Select every line containing the word "standalone" from the material, and copy those lines.
# Start of Data provided
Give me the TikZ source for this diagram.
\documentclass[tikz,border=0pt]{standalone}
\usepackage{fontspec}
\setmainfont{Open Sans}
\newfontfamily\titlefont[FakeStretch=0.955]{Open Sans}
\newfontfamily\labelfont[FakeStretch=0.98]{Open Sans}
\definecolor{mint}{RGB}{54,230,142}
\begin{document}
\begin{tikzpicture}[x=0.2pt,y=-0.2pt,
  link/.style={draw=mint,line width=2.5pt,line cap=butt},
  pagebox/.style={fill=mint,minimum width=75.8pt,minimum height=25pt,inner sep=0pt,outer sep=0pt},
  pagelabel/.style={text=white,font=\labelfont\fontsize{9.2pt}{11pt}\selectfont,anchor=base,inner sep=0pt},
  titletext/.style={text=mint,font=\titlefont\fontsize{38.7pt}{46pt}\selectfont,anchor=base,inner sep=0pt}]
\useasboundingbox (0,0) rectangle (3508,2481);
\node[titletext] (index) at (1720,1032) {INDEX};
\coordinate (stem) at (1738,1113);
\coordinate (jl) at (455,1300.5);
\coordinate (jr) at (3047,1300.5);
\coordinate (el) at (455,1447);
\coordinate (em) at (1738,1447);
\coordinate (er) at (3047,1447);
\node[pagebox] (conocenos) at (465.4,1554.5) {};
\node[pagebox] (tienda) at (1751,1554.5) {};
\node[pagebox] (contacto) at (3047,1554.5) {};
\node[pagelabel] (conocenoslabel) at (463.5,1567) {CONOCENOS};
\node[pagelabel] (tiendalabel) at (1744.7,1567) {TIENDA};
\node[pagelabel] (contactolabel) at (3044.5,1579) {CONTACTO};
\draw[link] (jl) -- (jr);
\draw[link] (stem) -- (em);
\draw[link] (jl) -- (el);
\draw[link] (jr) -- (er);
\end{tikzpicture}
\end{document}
# End of Data provided
# Start of Data provided
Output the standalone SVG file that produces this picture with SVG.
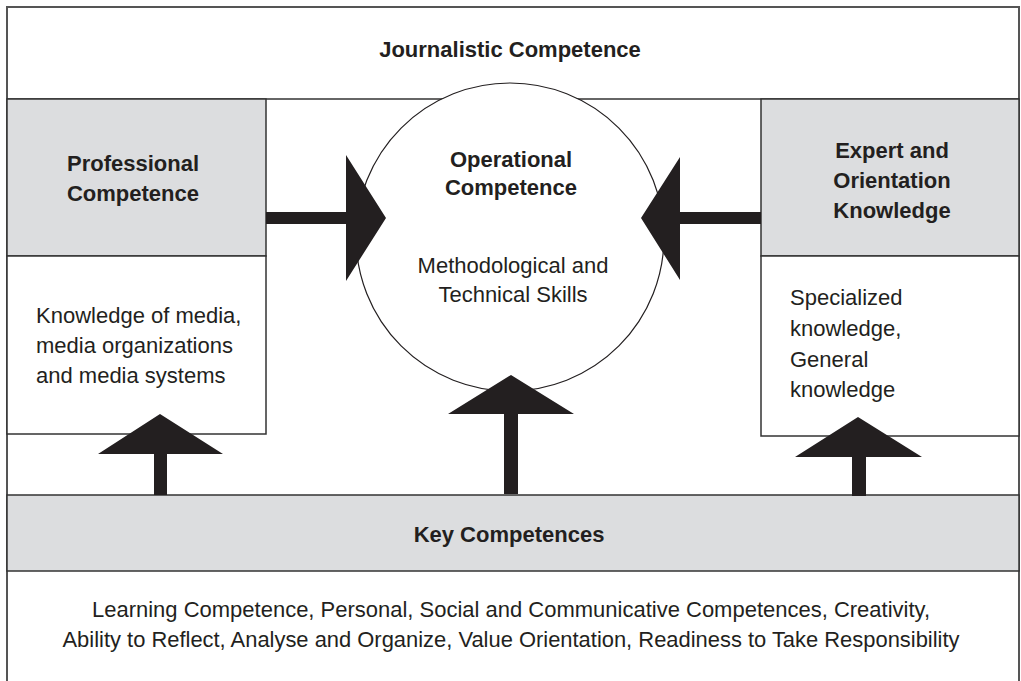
# End of Data provided
# Start of Data provided
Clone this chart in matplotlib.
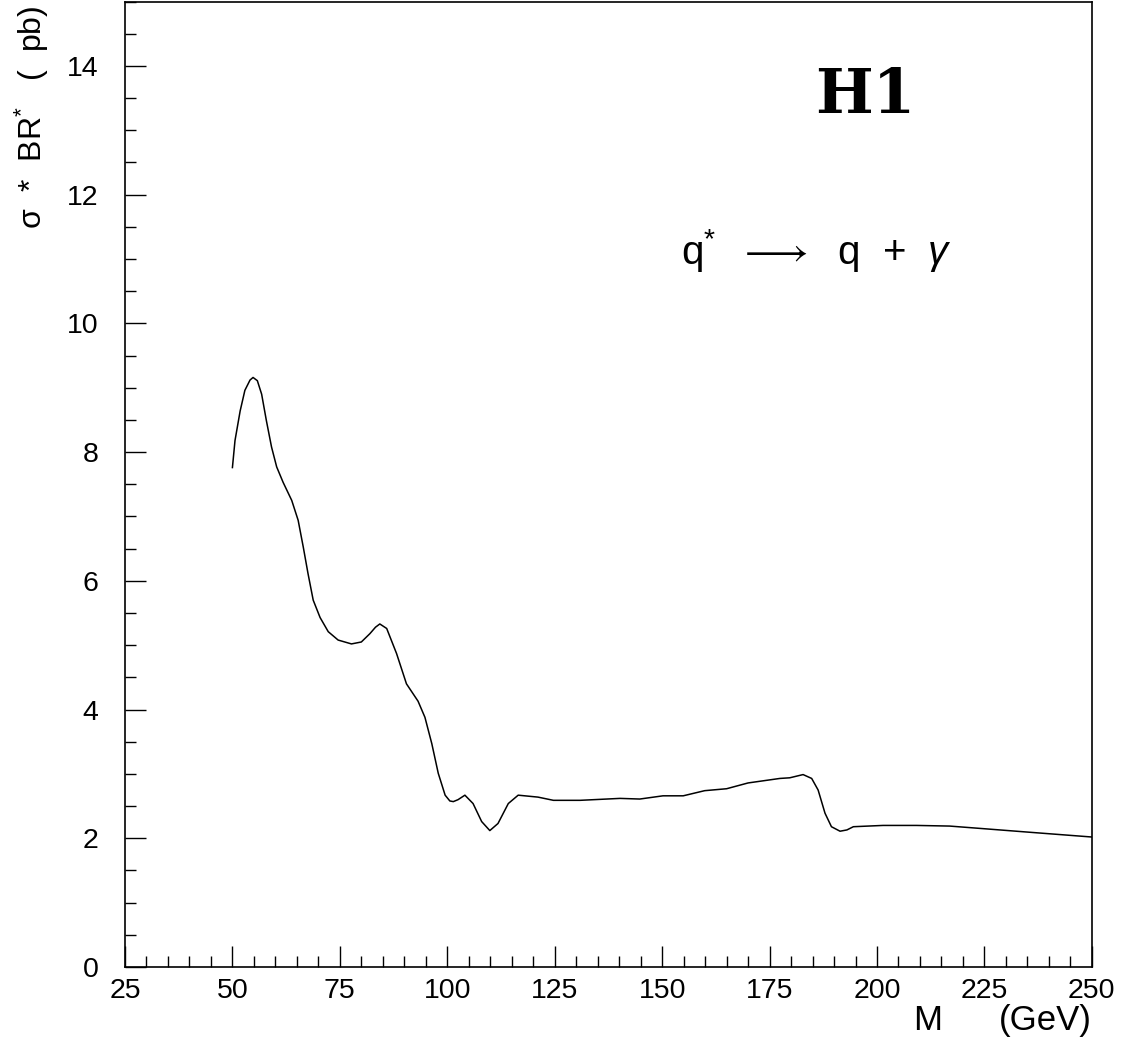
# End of Data provided
Exercise response:
\documentclass[tikz,border=0pt]{standalone}
Output the standalone SVG file that produces this picture with SVG.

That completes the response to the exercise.